Really, this is the inside of my head these days. I'm not friends with it right now.
And here's the thing: I don't have to write like Boyle does. I go ages without writing or even thinking a poem. I don't need to write my essays, my books, not in that soul-kneading way. I could stop. Looking at my students yesterday, I was assigning their reading for tomorrow, about the economics of the world they're growing up into (the book Generation Debt inspired this move), and I thought: your grandchildren, or great-grandchildren won't need much in the way of clever sentences structure; they will need to know how to weave and make candles and frame a house and slaughter their own kills. It's the people in the developing world who know these skills and get through. We civilization junkies are screwed.
It's not that planet will shake us off like a bad case of fleas, as Karen said one night. It's that those of us who are left after the slow cataclysm and the violence it will spawn will be back to survival, something like the middle ages. When Lioness and I were hatching the Dublin plan, I prattled on about this, and she said to stop, she couldn't do her work in life and look into the abyss. Problem is, I always look. The abyss of the culture of death is precisely why I write and teach. And Do Not sling any cheap Nietzsche my way. I know that quote and its context better than most of the people of read this blog. It's just that for some time now, the abyss has been grinning a little too wide.
Where everything I do is pretty meta compared to survival, so meta that it's even sub to that kind of life. So, right after that thought come two more: find a job doing something useful in New Orleans, get some practice coming back from the cataclysm so you can pass that on; and the other is:
Fuck. It. Find someone you love, get a job in a coffee shop, and quit worrying, just let it all slide. Pull a Rimbaud and just get the hell out of the game. And worse: quick, make a bunch of money and blow it entertaining yourself, go see the world before it wrecks itself like some smilingly oblivious drunk driver. Suck up what's left of the beautiful since you're a member of the one the last generations that will be even able to enjoy this planet, as Speed put it one night. Quick, says my decadent angel, hie thee to Istanbul, the Orient Express, hitch around doing odd jobs in the Midi, go wash dishes in a pub in some tiny town in Ireland, go soak it up, because it's not going to be there for them, and you're here now.
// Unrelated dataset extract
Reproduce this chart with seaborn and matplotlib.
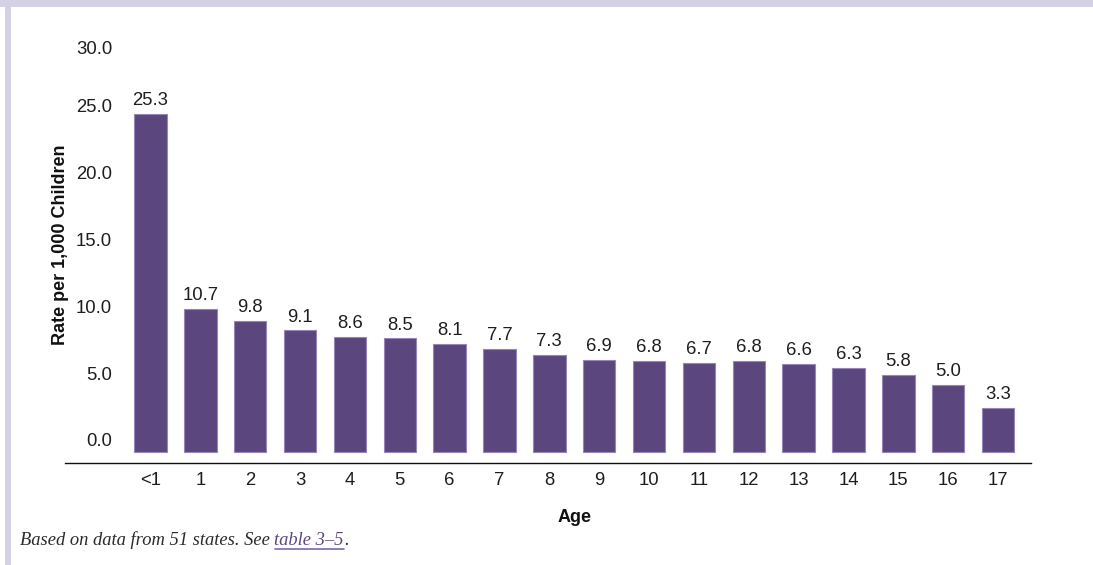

And then, I work my way down the List of Things To Do, and plug away. But, I'm not doing it with that same stubborn hope I had even just a few years ago. I do it, right now, just to keep my conscience clear. And, of course, to get a job.
Which, doesn't seem enough, really. But, I'm printing off vitae and such anyway, putting them in the mail. And having a peek as Craig's List in New Orleans in case there's something there I'd rather do.